Repeat the lines exactly from the line that contains "Write a Python" through the line that contains "left_fit_y = [-1.35, 3.47]"; leave images out and add nothing.

(Dataset records)
##############################
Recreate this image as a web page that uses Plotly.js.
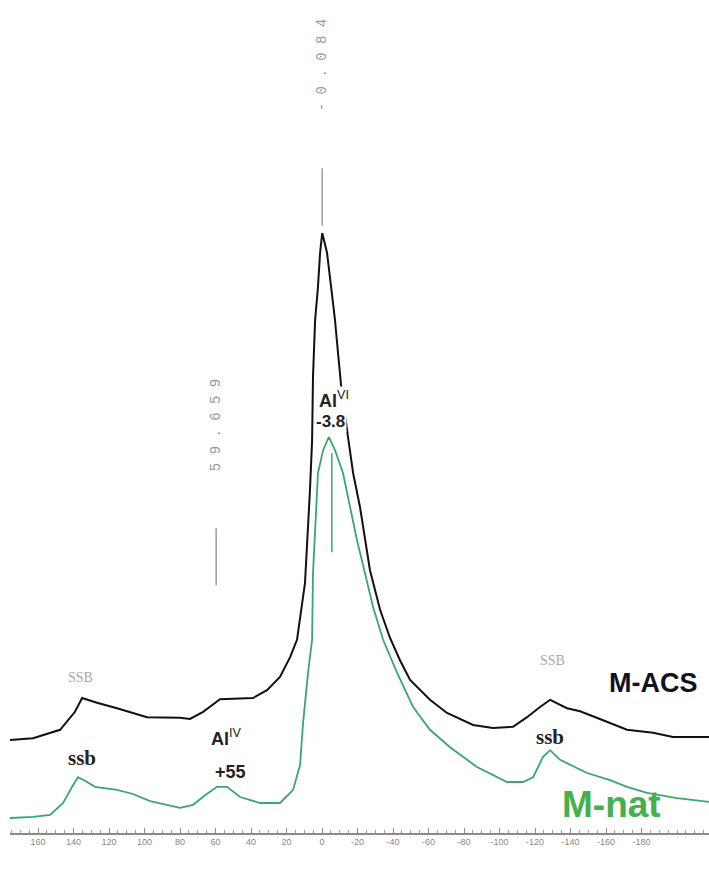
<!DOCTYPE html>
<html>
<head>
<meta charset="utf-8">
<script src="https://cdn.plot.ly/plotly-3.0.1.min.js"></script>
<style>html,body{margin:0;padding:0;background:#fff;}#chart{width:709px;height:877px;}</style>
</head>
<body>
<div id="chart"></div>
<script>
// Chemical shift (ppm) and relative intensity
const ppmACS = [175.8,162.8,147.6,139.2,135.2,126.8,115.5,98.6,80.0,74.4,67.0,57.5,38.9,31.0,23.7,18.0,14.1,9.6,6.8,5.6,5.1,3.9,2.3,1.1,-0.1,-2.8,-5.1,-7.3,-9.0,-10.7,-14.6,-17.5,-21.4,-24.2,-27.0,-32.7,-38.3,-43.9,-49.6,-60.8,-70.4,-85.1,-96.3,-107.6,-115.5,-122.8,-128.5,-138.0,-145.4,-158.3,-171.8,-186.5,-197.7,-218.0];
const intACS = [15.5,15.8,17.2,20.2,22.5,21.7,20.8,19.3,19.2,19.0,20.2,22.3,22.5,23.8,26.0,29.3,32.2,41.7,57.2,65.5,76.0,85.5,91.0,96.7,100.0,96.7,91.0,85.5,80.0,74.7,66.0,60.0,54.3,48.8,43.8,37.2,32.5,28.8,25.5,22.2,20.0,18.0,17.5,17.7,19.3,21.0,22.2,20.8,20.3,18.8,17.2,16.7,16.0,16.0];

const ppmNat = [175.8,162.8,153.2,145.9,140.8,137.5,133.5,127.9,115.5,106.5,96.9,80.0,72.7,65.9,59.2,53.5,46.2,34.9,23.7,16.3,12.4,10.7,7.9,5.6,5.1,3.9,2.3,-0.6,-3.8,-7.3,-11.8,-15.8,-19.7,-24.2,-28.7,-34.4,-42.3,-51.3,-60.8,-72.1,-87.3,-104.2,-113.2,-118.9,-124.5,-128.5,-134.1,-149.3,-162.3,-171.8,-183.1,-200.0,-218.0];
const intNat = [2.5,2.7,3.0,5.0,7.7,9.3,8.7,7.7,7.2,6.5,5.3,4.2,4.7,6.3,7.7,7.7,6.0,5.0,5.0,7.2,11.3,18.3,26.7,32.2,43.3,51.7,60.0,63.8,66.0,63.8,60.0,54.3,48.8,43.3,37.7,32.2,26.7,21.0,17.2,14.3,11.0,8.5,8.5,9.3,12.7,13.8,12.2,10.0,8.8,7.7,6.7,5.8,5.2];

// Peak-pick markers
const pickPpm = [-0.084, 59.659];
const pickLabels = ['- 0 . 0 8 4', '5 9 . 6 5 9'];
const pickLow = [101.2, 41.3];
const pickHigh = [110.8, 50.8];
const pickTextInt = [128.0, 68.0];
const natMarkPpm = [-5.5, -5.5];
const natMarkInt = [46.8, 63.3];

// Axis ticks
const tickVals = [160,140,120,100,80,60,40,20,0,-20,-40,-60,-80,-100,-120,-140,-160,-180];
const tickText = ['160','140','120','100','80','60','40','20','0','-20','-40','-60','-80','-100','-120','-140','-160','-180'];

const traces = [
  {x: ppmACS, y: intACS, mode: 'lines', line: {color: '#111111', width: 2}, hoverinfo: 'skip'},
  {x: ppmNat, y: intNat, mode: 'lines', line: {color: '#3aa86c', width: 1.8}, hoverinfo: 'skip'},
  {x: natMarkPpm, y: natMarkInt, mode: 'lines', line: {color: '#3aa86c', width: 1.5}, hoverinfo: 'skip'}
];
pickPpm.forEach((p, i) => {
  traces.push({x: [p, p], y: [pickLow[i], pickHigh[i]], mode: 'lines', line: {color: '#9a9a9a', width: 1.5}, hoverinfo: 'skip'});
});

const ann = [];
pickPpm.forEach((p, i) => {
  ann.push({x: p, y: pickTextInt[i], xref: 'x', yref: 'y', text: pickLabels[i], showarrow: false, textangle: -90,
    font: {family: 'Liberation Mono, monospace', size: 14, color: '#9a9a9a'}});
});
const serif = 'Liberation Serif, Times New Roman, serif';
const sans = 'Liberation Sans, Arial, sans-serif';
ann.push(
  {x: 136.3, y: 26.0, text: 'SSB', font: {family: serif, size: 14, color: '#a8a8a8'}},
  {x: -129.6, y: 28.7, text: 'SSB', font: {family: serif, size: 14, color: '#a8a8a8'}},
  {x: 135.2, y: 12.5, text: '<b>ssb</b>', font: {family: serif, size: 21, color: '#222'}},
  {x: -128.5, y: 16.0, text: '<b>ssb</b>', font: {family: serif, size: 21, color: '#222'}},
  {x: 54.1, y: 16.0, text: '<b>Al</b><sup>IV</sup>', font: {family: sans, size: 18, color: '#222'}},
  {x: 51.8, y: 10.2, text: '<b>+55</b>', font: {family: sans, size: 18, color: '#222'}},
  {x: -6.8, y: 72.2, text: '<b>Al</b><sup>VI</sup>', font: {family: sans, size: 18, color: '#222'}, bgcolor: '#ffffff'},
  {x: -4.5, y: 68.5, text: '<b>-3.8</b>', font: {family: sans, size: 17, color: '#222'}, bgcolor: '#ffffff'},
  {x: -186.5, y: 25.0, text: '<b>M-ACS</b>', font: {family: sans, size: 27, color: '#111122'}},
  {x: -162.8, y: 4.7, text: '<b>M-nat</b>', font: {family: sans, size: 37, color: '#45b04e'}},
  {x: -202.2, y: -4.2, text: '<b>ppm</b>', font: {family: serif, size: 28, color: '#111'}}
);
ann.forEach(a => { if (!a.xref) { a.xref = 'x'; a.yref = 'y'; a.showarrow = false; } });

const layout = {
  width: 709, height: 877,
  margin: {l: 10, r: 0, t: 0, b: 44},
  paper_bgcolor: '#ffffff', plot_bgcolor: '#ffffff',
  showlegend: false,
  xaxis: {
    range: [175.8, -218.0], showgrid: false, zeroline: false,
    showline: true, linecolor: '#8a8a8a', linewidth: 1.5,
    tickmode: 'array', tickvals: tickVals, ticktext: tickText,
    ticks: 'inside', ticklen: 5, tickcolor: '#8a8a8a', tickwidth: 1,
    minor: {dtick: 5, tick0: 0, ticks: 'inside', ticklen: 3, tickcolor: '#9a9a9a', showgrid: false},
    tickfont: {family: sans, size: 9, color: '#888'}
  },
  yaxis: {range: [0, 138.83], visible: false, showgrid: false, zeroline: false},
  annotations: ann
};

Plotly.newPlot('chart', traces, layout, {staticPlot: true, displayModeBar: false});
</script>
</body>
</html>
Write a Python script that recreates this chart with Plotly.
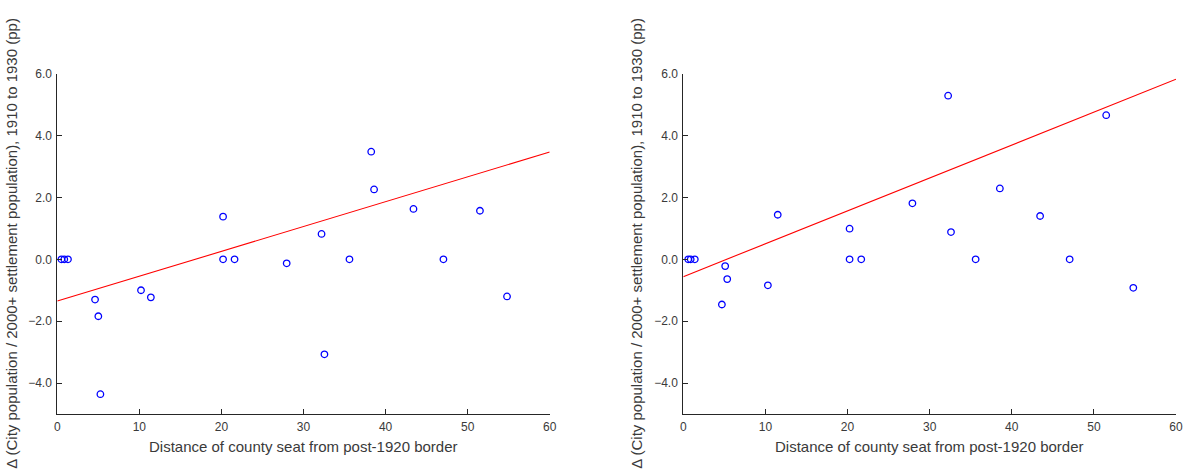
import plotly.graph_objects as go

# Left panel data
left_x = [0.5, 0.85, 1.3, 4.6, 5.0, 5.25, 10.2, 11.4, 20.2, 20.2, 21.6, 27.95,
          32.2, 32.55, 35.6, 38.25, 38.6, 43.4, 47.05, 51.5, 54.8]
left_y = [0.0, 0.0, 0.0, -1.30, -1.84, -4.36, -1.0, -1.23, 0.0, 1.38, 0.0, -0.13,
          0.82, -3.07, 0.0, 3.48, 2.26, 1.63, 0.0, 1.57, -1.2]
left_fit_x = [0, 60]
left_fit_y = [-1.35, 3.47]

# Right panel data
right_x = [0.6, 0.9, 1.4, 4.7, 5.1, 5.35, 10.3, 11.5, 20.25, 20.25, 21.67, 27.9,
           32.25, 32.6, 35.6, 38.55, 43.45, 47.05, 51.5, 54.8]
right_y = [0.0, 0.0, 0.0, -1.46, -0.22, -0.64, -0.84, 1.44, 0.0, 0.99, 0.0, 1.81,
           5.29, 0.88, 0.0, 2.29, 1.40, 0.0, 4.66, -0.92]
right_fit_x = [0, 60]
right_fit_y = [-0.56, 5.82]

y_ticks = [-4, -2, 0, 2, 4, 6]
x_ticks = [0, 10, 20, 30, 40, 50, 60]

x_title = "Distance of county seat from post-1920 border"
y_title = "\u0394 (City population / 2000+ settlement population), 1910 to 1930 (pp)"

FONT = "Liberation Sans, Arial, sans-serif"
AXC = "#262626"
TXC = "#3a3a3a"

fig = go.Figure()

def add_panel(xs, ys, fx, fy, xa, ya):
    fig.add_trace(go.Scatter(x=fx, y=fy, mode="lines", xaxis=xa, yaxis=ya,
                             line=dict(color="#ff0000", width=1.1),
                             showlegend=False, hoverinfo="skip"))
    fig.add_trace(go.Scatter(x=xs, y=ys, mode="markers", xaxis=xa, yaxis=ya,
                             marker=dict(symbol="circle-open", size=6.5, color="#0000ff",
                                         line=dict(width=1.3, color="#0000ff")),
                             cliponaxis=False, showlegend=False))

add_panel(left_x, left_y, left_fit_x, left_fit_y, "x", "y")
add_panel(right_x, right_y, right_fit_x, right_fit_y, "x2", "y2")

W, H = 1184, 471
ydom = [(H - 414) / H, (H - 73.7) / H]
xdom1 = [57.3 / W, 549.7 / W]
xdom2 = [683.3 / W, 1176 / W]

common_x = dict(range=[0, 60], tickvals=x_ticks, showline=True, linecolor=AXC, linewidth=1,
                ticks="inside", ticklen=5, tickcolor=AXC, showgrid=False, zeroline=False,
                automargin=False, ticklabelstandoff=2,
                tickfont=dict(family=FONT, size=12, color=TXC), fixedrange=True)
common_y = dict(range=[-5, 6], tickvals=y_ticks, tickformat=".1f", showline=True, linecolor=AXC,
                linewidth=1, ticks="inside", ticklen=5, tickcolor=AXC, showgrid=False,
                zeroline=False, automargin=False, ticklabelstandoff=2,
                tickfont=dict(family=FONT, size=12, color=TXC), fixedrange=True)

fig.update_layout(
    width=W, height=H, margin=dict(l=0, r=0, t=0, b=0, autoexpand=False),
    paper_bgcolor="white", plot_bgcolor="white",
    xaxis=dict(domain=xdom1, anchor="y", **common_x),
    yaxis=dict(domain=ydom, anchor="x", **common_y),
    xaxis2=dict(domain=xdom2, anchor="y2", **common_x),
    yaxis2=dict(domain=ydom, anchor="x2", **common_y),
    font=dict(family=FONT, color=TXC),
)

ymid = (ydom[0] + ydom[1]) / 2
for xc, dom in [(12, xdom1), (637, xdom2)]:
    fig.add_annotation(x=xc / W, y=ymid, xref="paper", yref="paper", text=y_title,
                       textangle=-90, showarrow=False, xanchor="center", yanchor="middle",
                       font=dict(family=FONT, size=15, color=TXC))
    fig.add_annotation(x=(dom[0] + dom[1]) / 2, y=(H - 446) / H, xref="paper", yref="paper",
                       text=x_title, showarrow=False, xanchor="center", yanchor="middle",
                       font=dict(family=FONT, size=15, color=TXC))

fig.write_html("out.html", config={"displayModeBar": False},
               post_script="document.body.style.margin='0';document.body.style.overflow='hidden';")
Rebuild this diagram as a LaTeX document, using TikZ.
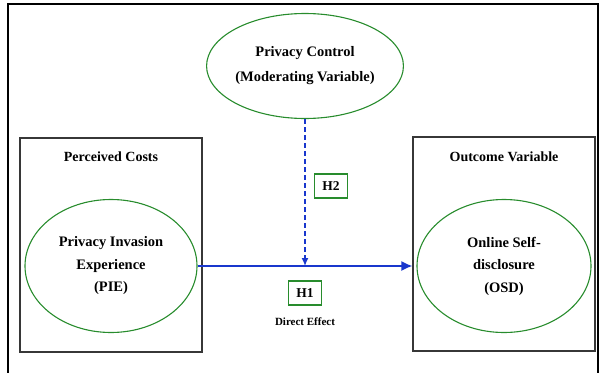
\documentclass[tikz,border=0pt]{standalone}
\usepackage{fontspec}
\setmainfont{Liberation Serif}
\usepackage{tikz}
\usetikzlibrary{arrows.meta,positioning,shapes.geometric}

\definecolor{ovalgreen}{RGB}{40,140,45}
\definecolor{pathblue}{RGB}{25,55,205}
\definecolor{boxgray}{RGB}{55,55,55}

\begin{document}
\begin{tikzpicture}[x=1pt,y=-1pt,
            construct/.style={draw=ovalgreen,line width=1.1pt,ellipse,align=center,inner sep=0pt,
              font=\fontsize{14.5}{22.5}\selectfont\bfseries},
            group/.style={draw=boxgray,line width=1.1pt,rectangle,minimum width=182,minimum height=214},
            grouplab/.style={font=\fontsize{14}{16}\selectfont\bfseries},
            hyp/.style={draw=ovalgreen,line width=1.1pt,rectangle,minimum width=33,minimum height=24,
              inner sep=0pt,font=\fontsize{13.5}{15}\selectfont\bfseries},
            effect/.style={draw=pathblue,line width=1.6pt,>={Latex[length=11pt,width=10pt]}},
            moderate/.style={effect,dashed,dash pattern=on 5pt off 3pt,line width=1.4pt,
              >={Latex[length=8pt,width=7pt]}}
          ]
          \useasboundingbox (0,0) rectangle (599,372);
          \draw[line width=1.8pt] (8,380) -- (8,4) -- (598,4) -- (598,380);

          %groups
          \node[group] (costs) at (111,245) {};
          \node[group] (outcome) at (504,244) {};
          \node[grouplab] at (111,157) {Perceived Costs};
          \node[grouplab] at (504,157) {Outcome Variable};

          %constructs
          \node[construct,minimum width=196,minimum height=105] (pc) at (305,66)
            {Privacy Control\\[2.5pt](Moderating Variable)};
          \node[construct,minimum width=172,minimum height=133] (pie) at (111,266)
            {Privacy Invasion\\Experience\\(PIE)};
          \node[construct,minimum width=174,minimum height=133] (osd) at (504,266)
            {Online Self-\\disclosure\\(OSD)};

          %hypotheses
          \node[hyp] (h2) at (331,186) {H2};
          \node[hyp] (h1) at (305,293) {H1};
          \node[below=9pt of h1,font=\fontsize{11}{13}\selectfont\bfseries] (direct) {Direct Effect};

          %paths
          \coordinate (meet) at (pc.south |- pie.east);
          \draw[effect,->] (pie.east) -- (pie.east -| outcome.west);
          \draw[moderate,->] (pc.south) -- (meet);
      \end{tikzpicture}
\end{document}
##############################
=== Task answer ===
Write a Python script that recreates this chart with Plotly.
import plotly.graph_objects as go

# Left panel data
left_x = [0.5, 0.85, 1.3, 4.6, 5.0, 5.25, 10.2, 11.4, 20.2, 20.2, 21.6, 27.95,
          32.2, 32.55, 35.6, 38.25, 38.6, 43.4, 47.05, 51.5, 54.8]
left_y = [0.0, 0.0, 0.0, -1.30, -1.84, -4.36, -1.0, -1.23, 0.0, 1.38, 0.0, -0.13,
          0.82, -3.07, 0.0, 3.48, 2.26, 1.63, 0.0, 1.57, -1.2]
left_fit_x = [0, 60]
left_fit_y = [-1.35, 3.47]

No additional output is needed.